Source: AP. By Michelle Locke
August 2, 2010

Call it Moscato momentum.

An old grape is winning new fans as more people turn to the sweet, floral wine that's easy on the purse and the palate.

"It's kind of hitting that tipping point," says James Nunes, managing director of marketing at Sutter Home Family Vineyards in the Napa Valley. Sutter Home has been making a moscato since the '50s and it has always sold well, but in the last year sales have taken off, he says.

Nationally, in the last year sales of moscato were up nearly 79 percent to just over 1 million cases in food store sales, says wine industry consultant Jon Fredrikson of Woodside-based Gomberg, Fredrikson and Associates. That's still only a fraction of the market; chardonnay sales, for instance, amounted to almost 16 million cases for the same period.

But it's a significant increase, and welcome news for an industry that hasn't had a lot to cheer about lately.
"It's exciting," says Fredrikson. "People are always on the quest to find the latest new thing and it's caught on because it's a drink that almost everyone is going to appreciate."

Sweet and light with overtones of citrus and orange blossom, moscato is known as a crowd-pleaser. It's also picked up some pop culture buzz with a mention in a song by the popular rapper Drake.

Moscato is Italian for muscat, a grape that is believed to be one of the world's oldest. There are several different types of moscato; in Italy, moscato d'Asti is the base wine for the sparkling wine Asti, formerly called Asti spumante. California moscato wines are usually still, not sparkling, and pair well with fruit desserts.

"It's a secret weapon wine because it allows you to please the people who want a little bit of sweetness in their wine, but knowledgeable folks can also appreciate the beauty of moscato," says Leslie Sbrocco, wine writer and founder of Thirsty Girl.

There are light, low-alcohol "frizzante" style sparkling wines from Italy.

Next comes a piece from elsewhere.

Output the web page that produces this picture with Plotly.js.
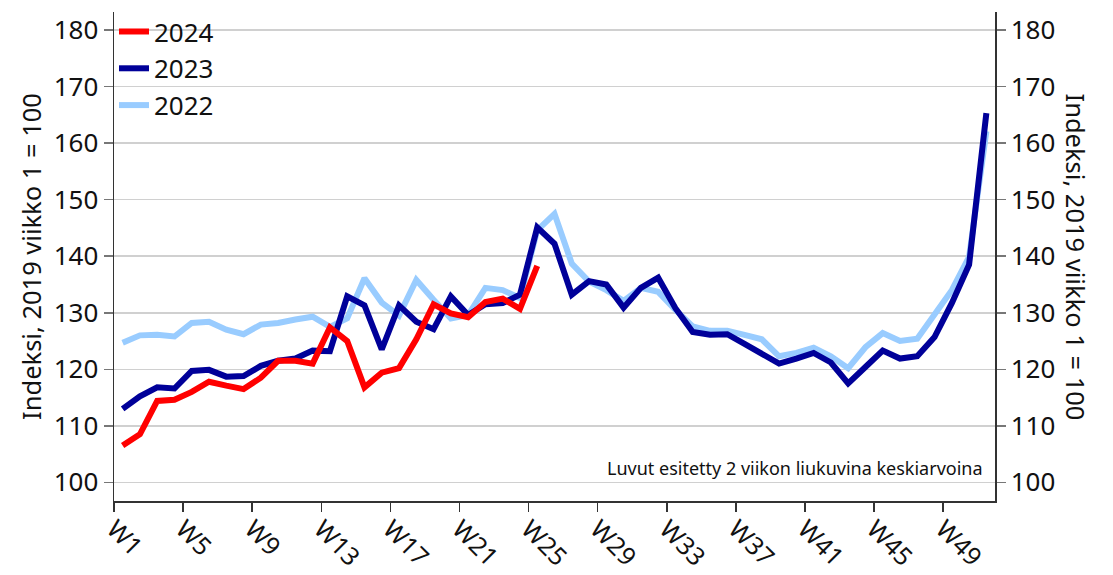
<!DOCTYPE html>
<html>
<head>
<meta charset="utf-8">
<script src="https://cdn.plot.ly/plotly-3.0.1.min.js"></script>
<style>html,body{margin:0;padding:0;background:#fff;}#chart{width:1113px;height:575px;}</style>
</head>
<body>
<div id="chart"></div>
<script>
// Weeks (category index 1..51)
const weeks = [1,2,3,4,5,6,7,8,9,10,11,12,13,14,15,16,17,18,19,20,21,22,23,24,25,26,27,28,29,30,31,32,33,34,35,36,37,38,39,40,41,42,43,44,45,46,47,48,49,50,51];
const tickLabels = ['W1','W5','W9','W13','W17','W21','W25','W29','W33','W37','W41','W45','W49'];

const values2024 = [106.5,108.5,114.4,114.6,116.0,117.8,117.1,116.5,118.5,121.5,121.5,121.0,127.4,125.0,116.8,119.4,120.2,125.3,131.5,129.9,129.2,131.9,132.5,130.7,138.3];

const values2023 = [113.0,115.2,116.8,116.6,119.7,119.9,118.7,118.8,120.6,121.5,121.9,123.3,123.2,132.9,131.3,123.5,131.3,128.4,127.1,132.9,129.6,131.5,131.7,133.2,145.1,142.2,133.2,135.6,135.0,130.9,134.4,136.2,130.8,126.6,126.1,126.2,124.5,122.7,121.0,121.9,122.9,121.2,117.5,120.4,123.3,121.9,122.3,125.7,131.7,138.5,165.3];

const values2022 = [124.7,126.0,126.1,125.8,128.2,128.4,127.0,126.2,127.9,128.2,128.8,129.3,127.5,129.0,136.1,131.8,129.5,135.8,132.3,129.0,129.6,134.4,134.0,132.6,144.6,147.5,138.7,135.5,134.0,132.1,134.4,133.7,130.5,127.6,126.8,126.8,126.1,125.3,122.3,122.9,123.8,122.3,120.2,123.9,126.4,125.0,125.4,129.6,134.0,139.9,162.1];

const series = [
  {name:'2022', values: values2022, color:'#99ccff'},
  {name:'2023', values: values2023, color:'#000099'},
  {name:'2024', values: values2024, color:'#ff0000'}
];

const FONT = 'Noto Sans, Open Sans, sans-serif';

const traces = series.map(s => ({
  type:'scatter', mode:'lines', name:s.name,
  x: weeks.slice(0, s.values.length), y: s.values,
  line:{color:s.color, width:6},
  legendgroup:s.name,
  hoverinfo:'x+y'
}));

// invisible helper trace so right axis is drawn
traces.push({type:'scatter', mode:'none', x:[weeks[0]], y:[150], yaxis:'y2', showlegend:false, hoverinfo:'skip'});

const yRange = [96.7, 183.2];
const yTicks = [100,110,120,130,140,150,160,170,180];

const layout = {
  width:1113, height:575,
  margin:{l:114, r:118, t:8, b:74, pad:0},
  paper_bgcolor:'#fff', plot_bgcolor:'#fff',
  font:{family:FONT, color:'#111', size:24},
  showlegend:true,
  legend:{x:0, y:1.008, xanchor:'left', yanchor:'top', traceorder:'reversed', bgcolor:'rgba(0,0,0,0)',
          font:{family:FONT, size:26, color:'#111'}, tracegroupgap:8, borderwidth:0, itemwidth:30},
  xaxis:{
    type:'linear', range:[0.5, 51.5],
    tickmode:'array', tickvals: tickLabels.map(l => +l.slice(1) - 0.5), ticktext: tickLabels,
    tickangle:45, ticks:'outside', ticklen:9, tickcolor:'#333', tickwidth:1.5,
    ticklabelstandoff:-7,
    showline:true, linecolor:'#333', linewidth:1.5,
    showgrid:false, zeroline:false,
    tickfont:{family:FONT, size:25, color:'#111'}
  },
  yaxis:{
    range:yRange, tickmode:'array', tickvals:yTicks,
    ticks:'outside', ticklen:9, tickcolor:'#777', tickwidth:1.5,
    showline:true, linecolor:'#333', linewidth:1.5,
    gridcolor:'#d0d0d0', gridwidth:1.5, zeroline:false,
    tickfont:{family:FONT, size:26, color:'#111'},
    title:{text:'Indeksi, 2019 viikko 1 = 100', font:{family:FONT, size:25.5, color:'#111'}, standoff:4}
  },
  yaxis2:{
    overlaying:'y', side:'right', range:yRange, tickmode:'array', tickvals:yTicks,
    ticks:'outside', ticklen:9, tickcolor:'#777', tickwidth:1.5,
    showline:true, linecolor:'#333', linewidth:1.5,
    showgrid:false, zeroline:false,
    tickfont:{family:FONT, size:26, color:'#111'}
  },
  annotations:[
    {text:'Indeksi, 2019 viikko 1 = 100', textangle:90, xref:'paper', yref:'paper', x:1, xshift:81, y:0.5, showarrow:false,
     font:{family:FONT, size:25.5, color:'#111'}, xanchor:'center', yanchor:'middle'},
    {text:'Luvut esitetty 2 viikon liukuvina keskiarvoina', xref:'paper', yref:'y', x:0.9885, y:102.5, showarrow:false,
     xanchor:'right', yanchor:'middle', font:{family:FONT, size:18, color:'#111'}}
  ]
};

Plotly.newPlot('chart', traces, layout, {displayModeBar:false, staticPlot:true});
</script>
</body>
</html>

Major producers in California include Sutter Home and Woodbridge by Robert Mondavi, which make still versions that go for less than $10 a bottle.

Moscato also is available at the higher end. Heidi Peterson Barrett, former winemaker for the famous "cult winery" Screaming Eagle, makes a dry version, Moscato Azul, under her La Sirena label.

"It is uber high-end and coveted," says Sbrocco. "It's absolute elegance in a bottle."

Barrett is known for her red wines -- the Screaming Eagle cabs she made sell for hundreds of dollars a bottle. But she's "always had a soft spot in my heart for those kind of tropical, perfumey flavors."

So, some years ago she started making a dry moscato, using grapes grown on a rocky hillside near Calistoga. The wine smells sweet and floral but is crisp on the palate. Production is small, about 500 cases a year, and the price is $30.

"It really is a labor of love," she says. "We make a lot of friends with that wine."